Frontières. En géographie politique, ligne imaginaire entre deux nations, séparant les droits imaginaires de l'une des droits imaginaires de l'autre.
Ambrose Bierce – Le dictionnaire du Diable
S’il est une notion dont le destin est actuellement très surprenant, c’est bien celle de frontière.

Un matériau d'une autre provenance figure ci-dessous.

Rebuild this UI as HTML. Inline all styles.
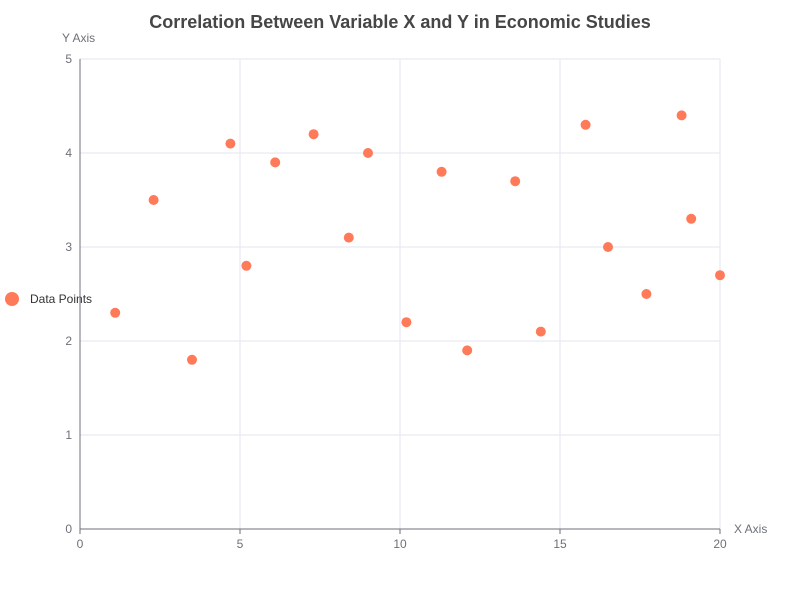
<!DOCTYPE html>
<html><head><meta charset="utf-8"><style>
body{margin:0;background:#fff;font-family:"Liberation Sans",sans-serif}
svg{display:block}
</style></head><body>
<svg id="chart" width="800" height="600">
<text x="400" y="28" text-anchor="middle" font-size="18" font-weight="bold" fill="#464646">Correlation Between Variable X and Y in Economic Studies</text>
<text x="62" y="42" font-size="12" fill="#6e7079">Y Axis</text>
<text x="734" y="533" font-size="12" fill="#6e7079">X Axis</text>
<g><circle cx="12" cy="299" r="7" fill="#ff7a59"/><text x="30" y="303" font-size="12" fill="#333">Data Points</text></g>
<g id="grid"></g><g id="axes"></g><g id="points"></g>
</svg>
<script>
const xValues=[1.1,2.3,3.5,4.7,5.2,6.1,7.3,8.4,9.0,10.2,11.3,12.1,13.6,14.4,15.8,16.5,17.7,18.8,19.1,20];
const yValues=[2.3,3.5,1.8,4.1,2.8,3.9,4.2,3.1,4.0,2.2,3.8,1.9,3.7,2.1,4.3,3.0,2.5,4.4,3.3,2.7];
const xTicks=[0,5,10,15,20];
const yTicks=[0,1,2,3,4,5];
const NS="http://www.w3.org/2000/svg";
const x=v=>80+v*32, y=v=>529-v*94;
function mk(tag,attrs,parent,txt){const e=document.createElementNS(NS,tag);for(const k in attrs)e.setAttribute(k,attrs[k]);if(txt!==undefined)e.textContent=txt;document.getElementById(parent).appendChild(e);return e;}
xTicks.forEach(t=>{
 if(t>0){const g=mk('line',{x1:x(t),x2:x(t),y1:59,y2:529,stroke:'#e0e6f1'},'grid');
 
 }
 const tk=mk('line',{x1:x(t),x2:x(t),y1:529,y2:534,stroke:'#6e7079'},'axes');
 
 
 const l=mk('text',{x:x(t),y:548,'text-anchor':'middle','font-size':12,fill:'#6e7079'},'axes',t);
 
 
});
yTicks.forEach(t=>{
 if(t>0){const g=mk('line',{x1:80,x2:720,y1:y(t),y2:y(t),stroke:'#e0e6f1'},'grid');
 
 }
 const l=mk('text',{x:72,y:y(t)+4,'text-anchor':'end','font-size':12,fill:'#6e7079'},'axes',t);
 
 
});
const xa=mk('line',{x1:80,x2:720,y1:529,y2:529,stroke:'#6e7079'},'axes');


const ya=mk('line',{x1:80,x2:80,y1:59,y2:529,stroke:'#6e7079'},'axes');


xValues.forEach((v,i)=>{
 const c=mk('circle',{cx:x(v),cy:y(yValues[i]),r:5,fill:'#ff7a59'},'points');
 
 
});
</script>
</body></html>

A l’époque de la mondialisation, où précisément ni les informations, ni les produits industriels, ni la pollution engendrée ne connaissent de frontière, on voit néanmoins les États renforcer les leurs en construisant des murs, reconduire à leur frontière les sans-papiers, mettre à contribution tous les dispositifs sophistiqués de surveillance pour contrôler les entrée sur leur territoire. Car s’il n’y a plus de frontières il y a encore des territoires. Comprenne qui pourra.
Qu’est-ce donc aujourd’hui qu’une frontière ? Une ligne imaginaire entre deux nations ? Ce qui établit une démarcation entre des droits imaginaires ?
Qui donc admettra pareille définition, même en pensant qu’imaginaire signifie ici arbitraire ou conventionnel ? Non, nous on en veut plus. On veut que, comme du temps des Grecs, la frontière marque la limite entre la civilisation et la barbarie, entre les autochtones et ceux qui (en raison de la couleur de leur peau ou de leur accent) ne paraissent pas être comme nous. La frontière, c’est aussi ce qui démarque entre amis et ennemis – mieux : c’est par la frontière que nous sommes amis entre nous, parce que c’est grâce à elle que nous savons où sont nos ennemis.
On l’a déjà compris : la frontière et l’identité nationale, ça ne fait qu’un. Pour que la première existe, il faut que la seconde soit identifiée. Le tracé de la frontière suit les méandres de la civilisation « nationale ». Voyez les Suisses : ils viennent de découvrir que les minarets ne pouvaient pousser sur leur territoire.
- Dehors les minarets !
Oui, mais si on leur dit : les minarets ne sont qu’un symbole, ce que vous visez, c’est l’Islam.
- Dehors l’Islam !
Et si on dit : oui, mais l’Islam est-il quelque chose s’il n’y a pas de pratiquants ?
- Dehors les musulmans !
Sans identité nationale, on n’a rien à garder : pas besoin de garde frontière.